Private Equity Funds in Market: What LPs Need to Know

by Bogusia Glowacz

  • 26 Jun 2012
  • PE

Private equity fundraising remains very competitive with as many as 1,263 private equity funds currently on the road seeking a combined $544bn (excluding real estate and infrastructure funds). This is an increase from 1,086 vehicles targeting $433bn as of June 2011 and 1,043 funds seeking aggregate of $358bn as of June 2010, highlighting how overcrowded the market is. With so many funds available to the LP community and such a high level of capital being sought, it is vital that investors are well informed on the opportunities available and likewise essential that GPs are able to competitively market their funds.

Buyout vehicles target the largest amount of capital within the private equity universe, with the average size of a buyout fund in market standing at $852mn, with an aggregate $220bn being targeted by 258 buyout funds. There are presently 362 venture funds open for investment, representing an aggregate target size of $49bn, followed by 209 growth funds targeting a total of $67bn.

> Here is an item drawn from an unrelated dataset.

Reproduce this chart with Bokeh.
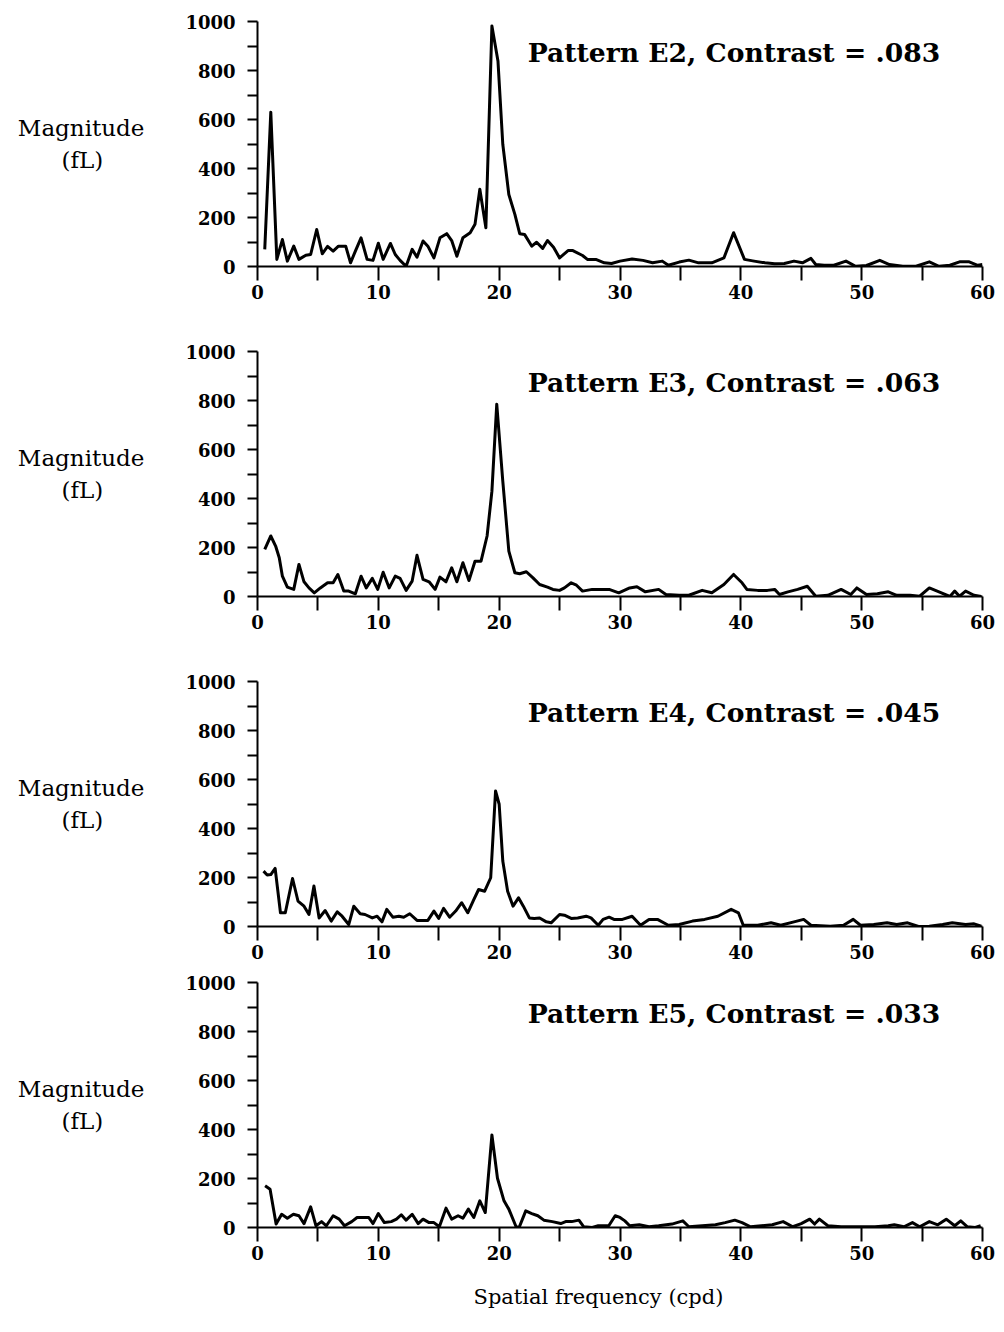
from bokeh.plotting import figure
from bokeh.layouts import column
from bokeh.models import FixedTicker, Label, Range1d, Title
from bokeh.embed import file_html
from bokeh.resources import INLINE

# ---------------- data ----------------
titles = ["Pattern E2, Contrast = .083", "Pattern E3, Contrast = .063",
          "Pattern E4, Contrast = .045", "Pattern E5, Contrast = .033"]

freq_e2 = [0.6, 1.1, 1.6, 2.06, 2.47, 3.0, 3.43, 4.0, 4.4, 4.9, 5.36, 5.8, 6.26, 6.7, 7.3, 7.7, 8.1, 8.57,
           9.07, 9.56, 10.0, 10.4, 11.0, 11.4, 11.8, 12.3, 12.8, 13.2, 13.7, 14.1, 14.6, 15.1, 15.66, 16.07,
           16.5, 17.0, 17.6, 18.0, 18.4, 18.9, 19.4, 19.9, 20.3, 20.8, 21.3, 21.7, 22.1, 22.7, 23.1, 23.6,
           24.0, 24.5, 25.0, 25.7, 26.1, 26.9, 27.3, 28.0, 28.7, 29.3, 30.0,
           31.0, 31.9, 32.7, 33.5, 34.0, 34.9, 35.7, 36.5, 37.6, 38.6, 39.4, 40.3, 41.1, 42.0, 42.8, 43.6,
           44.4, 45.1, 45.8, 46.2, 46.9, 47.7, 48.7, 49.5, 50.4, 51.5, 52.3, 53.4, 54.5, 55.6, 56.4, 57.3,
           58.1, 58.9, 59.6, 60.0]
mag_e2 = [70, 630, 29, 110, 22, 83, 29, 46, 49, 151, 52, 82, 63, 83, 83, 15, 63, 117,
          29, 25, 95, 29, 94, 49, 25, 1, 70, 38, 104, 83, 35, 117, 134, 106,
          42, 117, 138, 172, 315, 158, 982, 839, 499, 294, 213, 134, 131, 83, 99, 74,
          106, 79, 35, 65, 65, 45, 29, 29, 15, 12, 22,
          31, 25, 15, 22, 5, 18, 26, 15, 15, 35, 138, 29, 22, 15, 11, 12,
          22, 15, 33, 8, 5, 5, 22, 1, 4, 25, 8, 1, 1, 19, 1, 5,
          19, 19, 5, 8]

freq_e3 = [0.6, 1.1, 1.5, 1.8, 2.06, 2.47, 3.0, 3.43, 3.85, 4.26, 4.7, 5.2, 5.8, 6.26, 6.65, 7.14, 7.55, 8.1,
           8.57, 9.0, 9.5, 9.95, 10.4, 10.9, 11.4, 11.8, 12.3, 12.8, 13.2, 13.7, 14.2, 14.7, 15.1, 15.6, 16.07,
           16.5, 17.0, 17.5, 18.0, 18.5, 19.0, 19.4, 19.8, 20.3, 20.8, 21.3, 21.7, 22.25, 22.8, 23.35, 24.0,
           24.45, 25.0, 25.4, 25.96, 26.4, 26.9, 27.7, 28.6, 29.1, 29.9,
           30.8, 31.4, 32.1, 33.2, 33.8, 34.9, 35.7, 36.8, 37.6, 38.6, 39.4, 40.1, 40.5, 41.4, 42.2, 42.8,
           43.2, 43.9, 44.7, 45.5, 46.2, 47.2, 48.3, 49.1, 49.6, 50.4, 51.3, 52.2, 52.9, 54.0, 54.8, 55.6,
           56.4, 57.3, 57.7, 58.1, 58.6, 59.3, 59.9]
mag_e3 = [192, 247, 206, 158, 83, 38, 29, 131, 60, 35, 15, 35, 56, 56, 90, 22, 22, 11,
          83, 35, 74, 29, 99, 35, 83, 74, 25, 63, 168, 70, 60, 29, 79, 60, 117,
          60, 138, 65, 144, 144, 247, 430, 785, 471, 185, 97, 93, 101, 76, 49, 38,
          29, 25, 35, 56, 46, 22, 29, 29, 29, 15,
          35, 40, 19, 29, 8, 5, 5, 25, 15, 49, 90, 56, 29, 25, 25, 29,
          8, 19, 29, 42, 1, 5, 29, 8, 35, 8, 11, 19, 5, 5, 1, 35,
          19, 0, 22, 1, 22, 5, 0]

freq_e4 = [0.5, 0.8, 1.1, 1.46, 1.9, 2.3, 2.9, 3.35, 3.85, 4.26, 4.67, 5.1, 5.6, 6.1, 6.6, 7.0, 7.55, 7.97,
           8.5, 8.9, 9.5, 9.9, 10.3, 10.7, 11.2, 11.7, 12.1, 12.6, 13.2, 13.7, 14.1, 14.6, 15.0, 15.4, 15.9,
           16.4, 16.9, 17.4, 17.9, 18.3, 18.8, 19.3, 19.7, 20.0, 20.3, 20.7, 21.15, 21.6, 22.0, 22.5, 22.9,
           23.35, 23.9, 24.3, 25.0, 25.4, 25.96, 26.5, 27.2, 27.6, 28.2, 28.6, 29.1, 29.5, 29.9,
           30.2, 31.0, 31.7, 32.4, 33.1, 34.0, 34.9, 36.0, 37.0, 38.1, 39.2, 39.8, 40.2, 41.4, 42.5, 43.3,
           44.4, 45.2, 45.8, 47.4, 48.5, 49.3, 49.9, 51.0, 52.1, 52.9, 53.8, 54.7, 55.6, 56.7, 57.5, 58.6,
           59.3, 59.9]
mag_e4 = [226, 210, 212, 237, 56, 56, 196, 104, 83, 49, 165, 35, 65, 22, 60, 42, 8, 83,
          52, 49, 35, 42, 19, 70, 38, 42, 38, 52, 25, 25, 25, 63, 33, 74, 38,
          63, 97, 56, 110, 151, 144, 199, 553, 499, 267, 144, 83, 117, 83, 35, 33,
          35, 19, 15, 49, 46, 33, 35, 42, 35, 5, 29, 38, 29, 29,
          29, 42, 5, 29, 29, 5, 8, 22, 29, 42, 70, 56, 5, 5, 15, 5,
          19, 29, 5, 1, 5, 29, 5, 8, 15, 8, 15, 0, 1, 8, 15, 8,
          11, 1]

freq_e5 = [0.63, 1.04, 1.54, 2.0, 2.47, 2.97, 3.43, 3.85, 4.4, 4.84, 5.3, 5.7, 6.26, 6.76, 7.2, 7.8, 8.24, 8.8,
           9.2, 9.56, 10.0, 10.5, 11.07, 11.5, 11.9, 12.3, 12.8, 13.3, 13.7, 14.2, 14.6, 15.05, 15.6, 16.07,
           16.6, 17.0, 17.45, 17.9, 18.4, 18.85, 19.4, 19.86, 20.4, 20.8, 21.4, 21.65, 22.2, 22.7, 23.2, 23.7,
           24.4, 25.1, 25.5, 26.0, 26.6, 27.0, 27.7, 28.2, 29.07, 29.6, 30.0,
           30.4, 30.8, 31.6, 32.4, 33.2, 34.3, 35.2, 35.7, 36.8, 37.9, 38.7, 39.5, 40.1, 40.8, 41.7, 42.6,
           43.5, 44.3, 45.0, 45.7, 46.1, 46.5, 47.2, 48.3, 50.0, 51.1, 52.2, 52.7, 53.5, 54.2, 54.8, 55.6,
           56.3, 57.0, 57.7, 58.2, 58.75, 59.4, 59.85]
mag_e5 = [170, 156, 14, 54, 38, 54, 48, 16, 84, 7, 24, 7, 48, 34, 7, 24, 41, 41,
          41, 16, 57, 20, 24, 34, 52, 30, 54, 16, 34, 20, 20, 3, 79, 34,
          48, 38, 75, 41, 109, 61, 378, 201, 109, 75, 3, 0, 68, 57, 48, 30,
          24, 16, 24, 24, 30, 3, 0, 7, 7, 48, 41,
          27, 7, 11, 3, 7, 14, 27, 3, 7, 11, 20, 30, 20, 3, 7, 11,
          24, 3, 16, 34, 14, 34, 7, 3, 3, 3, 7, 11, 3, 20, 3, 24,
          11, 34, 7, 27, 3, 0, 7]

x_ticks = [0, 10, 20, 30, 40, 50, 60]
x_minor = [5, 15, 25, 35, 45, 55]
y_ticks = [0, 200, 400, 600, 800, 1000]
y_minor = [100, 300, 500, 700, 900]

# second line padded with non-breaking spaces so that it sits centred under the first
y_label = "Magnitude\n(fL)" + "\u00a0" * 5 + "\u2009"
x_label = "Spatial frequency (cpd)"

series = [(freq_e2, mag_e2), (freq_e3, mag_e3), (freq_e4, mag_e4), (freq_e5, mag_e5)]

# ---------------- layout ----------------
SERIF = "DejaVu Serif"
heights = [336, 330, 301, 363]
tops = [21, 15, 15, 15]
lefts = [257, 257, 257, 254]
FRAME_W = 728
FRAME_H = 245
WIDTH = 996

figs = []
for i, (fx, my) in enumerate(series):
    h = heights[i]
    p = figure(width=WIDTH, height=h, output_backend="svg", toolbar_location=None,
               x_range=Range1d(0, 60), y_range=Range1d(0, 1000),
               min_border_left=lefts[i], min_border_right=WIDTH - lefts[i] - FRAME_W,
               min_border_top=tops[i], min_border_bottom=h - tops[i] - FRAME_H,
               tools="")
    p.outline_line_color = None
    p.xgrid.visible = False
    p.ygrid.visible = False
    p.background_fill_color = "white"
    p.border_fill_color = "white"

    p.line(fx, my, line_color="black", line_width=3, line_join="round")

    for ax in (p.xaxis[0], p.yaxis[0]):
        ax.axis_line_width = 2
        ax.axis_line_color = "black"
        ax.major_tick_line_width = 2
        ax.minor_tick_line_width = 2
        ax.major_tick_line_color = "black"
        ax.minor_tick_line_color = "black"
        ax.major_tick_in = 0
        ax.minor_tick_in = 0
        ax.major_label_text_font = SERIF
        ax.major_label_text_font_style = "bold"
        ax.major_label_text_font_size = "18px"
        ax.major_label_text_color = "black"

    p.xaxis.ticker = FixedTicker(ticks=x_ticks, minor_ticks=x_minor)
    p.xaxis.major_tick_out = 14
    p.xaxis.minor_tick_out = 14
    p.xaxis.major_label_standoff = 4

    p.yaxis.ticker = FixedTicker(ticks=y_ticks, minor_ticks=y_minor)
    p.yaxis.major_tick_out = 10
    p.yaxis.minor_tick_out = 10
    p.yaxis.major_label_standoff = 12
    p.yaxis.axis_label = y_label
    p.yaxis.axis_label_orientation = "horizontal"
    p.yaxis.axis_label_text_align = "center"
    p.yaxis.axis_label_text_font = SERIF
    p.yaxis.axis_label_text_font_style = "normal"
    p.yaxis.axis_label_text_font_size = "23px"
    p.yaxis.axis_label_text_color = "black"
    p.yaxis.axis_label_standoff = 38

    p.add_layout(Label(x=56.5, y=873, text=titles[i], text_align="right", text_baseline="middle",
                       text_font=SERIF, text_font_style="bold", text_font_size="26.6px",
                       text_color="black"))
    if i == 3:
        p.add_layout(Title(text=x_label, align="left", offset=216, standoff=41,
                           text_font=SERIF, text_font_style="normal", text_font_size="21px",
                           text_color="black"), "below")
    figs.append(p)

layout = column(*figs, spacing=0)
open("out.html", "w").write(file_html(layout, INLINE))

Among the largest funds in market are buyout vehicles Apax VIII and KKR North American XI Fund. Apax VIII is currently targeting €9bn and looking to invest in a variety of industry sectors, such as technology, healthcare and retail in Europe, while KKR North American XI Fund is seeking $10bn to invest in North American companies across a range of industries.

With so many options available to the investor community, there is a constant need for information to help with sourcing investments and asset allocation. As the fundraising conditions continue to be challenging, GPs also need to work closely with investors in order position their funds correctly and attract capital to their funds.